- [Exercise objective]:
Make an exact copy of the lines, leaving the pictures out.

- [Information supplied]:
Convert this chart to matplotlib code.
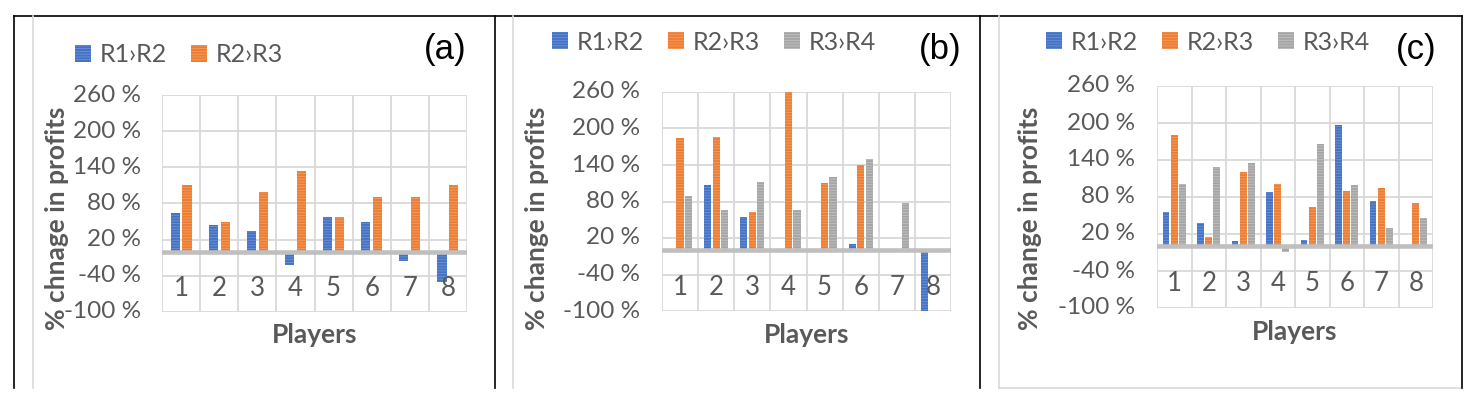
import matplotlib
matplotlib.use('Agg')
import matplotlib.pyplot as plt
import numpy as np
from matplotlib.lines import Line2D
from matplotlib.patches import Patch

players = [1, 2, 3, 4, 5, 6, 7, 8]
yticks = [-100, -40, 20, 80, 140, 200, 260]
series_names = ['R1\u203aR2', 'R2\u203aR3', 'R3\u203aR4']

# panel (a)
a_r12 = [65, 44, 35, -22, 57, 49, -16, -51]
a_r23 = [110, 50, 99, 134, 58, 90, 90, 110]
# panel (b)
b_r12 = [0, 107, 55, 0, 0, 10, 0, -100]
b_r23 = [184, 186, 63, 260, 110, 140, 0, 0]
b_r34 = [89, 66, 112, 66, 120, 150, 78, 0]
# panel (c)
c_r12 = [56, 38, 9, 88, 10, 197, 73, -3]
c_r23 = [180, 15, 120, 101, 64, 90, 95, 70]
c_r34 = [101, 129, 135, -9, 166, 99, 30, 46]

colors = ['#4472C4', '#ED7D31', '#A5A5A5']
hatch_colors = ['#6E93D6', '#F39C63', '#C2C2C2']
TXT = '#595959'
GRID = '#D9D9D9'

plt.rcParams['font.family'] = ['Lato', 'DejaVu Sans']
plt.rcParams['hatch.linewidth'] = 0.6

W, H = 1475, 403
fig = plt.figure(figsize=(W / 100, H / 100), dpi=100)


def fx(px):
    return px / W


def fy(py):
    return 1 - py / H


def box(l, t, r, b):
    return [fx(l), fy(b), fx(r) - fx(l), fy(t) - fy(b)]


def panel(rect, data, width, offsets, ylab, letter, tick_right, ylab_x, leg_x, leg_y, players_xy, letter_xy):
    ax = fig.add_axes(box(*rect))
    x = np.array(players)
    for i, vals in enumerate(data):
        ax.bar(x + offsets[i], vals, width, color=colors[i], edgecolor=hatch_colors[i],
               linewidth=0, hatch='------', zorder=2)
    ax.set_xlim(0.5, 8.5)
    ax.set_ylim(-100, 260)
    for y in yticks:
        ax.axhline(y, color=GRID, lw=1.3, zorder=1)
    for xv in np.arange(0.5, 9.0, 1.0):
        ax.axvline(xv, color=GRID, lw=1.3, zorder=1)
    ax.axhline(0, color='#BFBFBF', lw=3.3, zorder=3)
    ax.set_xticks([])
    ax.set_yticks([])
    for s in ax.spines.values():
        s.set_visible(False)
    for p in players:
        ax.text(p, -61, str(p), ha='center', va='center', fontsize=18.5, color=TXT, zorder=4)
    # y tick labels
    for y in yticks:
        fig.text(fx(tick_right), ax.transData.transform((0, y))[1] / H,
                 f'{y} %', ha='right', va='center', fontsize=17.5, color=TXT)
    fig.text(fx(ylab_x), fy(218), ylab, rotation=90, ha='center', va='center',
             fontsize=19, fontweight='bold', color=TXT)
    fig.text(fx(players_xy[0]), fy(players_xy[1]), 'Players', ha='center', va='center',
             fontsize=19, fontweight='bold', color=TXT)
    fig.text(fx(letter_xy[0]), fy(letter_xy[1]), letter, ha='center', va='center',
             fontsize=25, color='black', family=['Liberation Sans', 'DejaVu Sans'])
    handles = [Patch(facecolor=colors[i], edgecolor=hatch_colors[i], hatch='------', linewidth=0)
               for i in range(len(data))]
    fig.legend(handles, series_names[:len(data)], loc='center left',
               bbox_to_anchor=(fx(leg_x), fy(leg_y)), ncol=3, frameon=False,
               fontsize=18, handlelength=0.65, handleheight=0.65, handletextpad=0.35,
               columnspacing=0.95, borderpad=0, borderaxespad=0, labelcolor=TXT)
    return ax


panel((162, 95, 467, 312), [a_r12, a_r23], 0.24, [-0.155, 0.155],
      '% chnage in profits', '(a)', 141, 57, 75, 55, (315, 335), (445, 50))
panel((662, 92, 951, 311), [b_r12, b_r23, b_r34], 0.2, [-0.235, 0.0, 0.235],
      '% change in profits', '(b)', 640, 537, 552, 42, (807, 335), (940, 50))
panel((1157, 86, 1433, 308), [c_r12, c_r23, c_r34], 0.2, [-0.24, 0.0, 0.235],
      '% change in profits', '(c)', 1135, 1030, 1046, 42, (1295, 332), (1416, 50))

# panel frames
def line(xs, ys, color, lw):
    fig.add_artist(Line2D([fx(v) for v in xs], [fy(v) for v in ys], color=color, lw=lw))


line([14, 1462], [16, 16], 'black', 1.2)
for xv in [14, 495, 980, 1462]:
    line([xv, xv], [16, 388], 'black', 1.2)
for xv in [33, 513, 999]:
    line([xv, xv], [16, 388], GRID, 1.2)
line([999, 1460], [388, 388], GRID, 1.2)

fig.savefig('out.png', dpi=100)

- [Full response]:
Convert this chart to matplotlib code.
import matplotlib
matplotlib.use('Agg')
import matplotlib.pyplot as plt
import numpy as np
from matplotlib.lines import Line2D
from matplotlib.patches import Patch

players = [1, 2, 3, 4, 5, 6, 7, 8]
yticks = [-100, -40, 20, 80, 140, 200, 260]
series_names = ['R1\u203aR2', 'R2\u203aR3', 'R3\u203aR4']

# panel (a)
a_r12 = [65, 44, 35, -22, 57, 49, -16, -51]
a_r23 = [110, 50, 99, 134, 58, 90, 90, 110]
# panel (b)
b_r12 = [0, 107, 55, 0, 0, 10, 0, -100]
b_r23 = [184, 186, 63, 260, 110, 140, 0, 0]
b_r34 = [89, 66, 112, 66, 120, 150, 78, 0]
# panel (c)
c_r12 = [56, 38, 9, 88, 10, 197, 73, -3]
c_r23 = [180, 15, 120, 101, 64, 90, 95, 70]
c_r34 = [101, 129, 135, -9, 166, 99, 30, 46]

colors = ['#4472C4', '#ED7D31', '#A5A5A5']
hatch_colors = ['#6E93D6', '#F39C63', '#C2C2C2']
TXT = '#595959'
GRID = '#D9D9D9'

plt.rcParams['font.family'] = ['Lato', 'DejaVu Sans']
plt.rcParams['hatch.linewidth'] = 0.6

W, H = 1475, 403
fig = plt.figure(figsize=(W / 100, H / 100), dpi=100)


def fx(px):
    return px / W


def fy(py):
    return 1 - py / H


def box(l, t, r, b):
    return [fx(l), fy(b), fx(r) - fx(l), fy(t) - fy(b)]


def panel(rect, data, width, offsets, ylab, letter, tick_right, ylab_x, leg_x, leg_y, players_xy, letter_xy):
    ax = fig.add_axes(box(*rect))
    x = np.array(players)
    for i, vals in enumerate(data):
        ax.bar(x + offsets[i], vals, width, color=colors[i], edgecolor=hatch_colors[i],
               linewidth=0, hatch='------', zorder=2)
    ax.set_xlim(0.5, 8.5)
    ax.set_ylim(-100, 260)
    for y in yticks:
        ax.axhline(y, color=GRID, lw=1.3, zorder=1)
    for xv in np.arange(0.5, 9.0, 1.0):
        ax.axvline(xv, color=GRID, lw=1.3, zorder=1)
    ax.axhline(0, color='#BFBFBF', lw=3.3, zorder=3)
    ax.set_xticks([])
    ax.set_yticks([])
    for s in ax.spines.values():
        s.set_visible(False)
    for p in players:
        ax.text(p, -61, str(p), ha='center', va='center', fontsize=18.5, color=TXT, zorder=4)
    # y tick labels
    for y in yticks:
        fig.text(fx(tick_right), ax.transData.transform((0, y))[1] / H,
                 f'{y} %', ha='right', va='center', fontsize=17.5, color=TXT)
    fig.text(fx(ylab_x), fy(218), ylab, rotation=90, ha='center', va='center',
             fontsize=19, fontweight='bold', color=TXT)
    fig.text(fx(players_xy[0]), fy(players_xy[1]), 'Players', ha='center', va='center',
             fontsize=19, fontweight='bold', color=TXT)
    fig.text(fx(letter_xy[0]), fy(letter_xy[1]), letter, ha='center', va='center',
             fontsize=25, color='black', family=['Liberation Sans', 'DejaVu Sans'])
    handles = [Patch(facecolor=colors[i], edgecolor=hatch_colors[i], hatch='------', linewidth=0)
               for i in range(len(data))]
    fig.legend(handles, series_names[:len(data)], loc='center left',
               bbox_to_anchor=(fx(leg_x), fy(leg_y)), ncol=3, frameon=False,
               fontsize=18, handlelength=0.65, handleheight=0.65, handletextpad=0.35,
               columnspacing=0.95, borderpad=0, borderaxespad=0, labelcolor=TXT)
    return ax


panel((162, 95, 467, 312), [a_r12, a_r23], 0.24, [-0.155, 0.155],
      '% chnage in profits', '(a)', 141, 57, 75, 55, (315, 335), (445, 50))
panel((662, 92, 951, 311), [b_r12, b_r23, b_r34], 0.2, [-0.235, 0.0, 0.235],
      '% change in profits', '(b)', 640, 537, 552, 42, (807, 335), (940, 50))
panel((1157, 86, 1433, 308), [c_r12, c_r23, c_r34], 0.2, [-0.24, 0.0, 0.235],
      '% change in profits', '(c)', 1135, 1030, 1046, 42, (1295, 332), (1416, 50))

# panel frames
def line(xs, ys, color, lw):
    fig.add_artist(Line2D([fx(v) for v in xs], [fy(v) for v in ys], color=color, lw=lw))


line([14, 1462], [16, 16], 'black', 1.2)
for xv in [14, 495, 980, 1462]:
    line([xv, xv], [16, 388], 'black', 1.2)
for xv in [33, 513, 999]:
    line([xv, xv], [16, 388], GRID, 1.2)
line([999, 1460], [388, 388], GRID, 1.2)

fig.savefig('out.png', dpi=100)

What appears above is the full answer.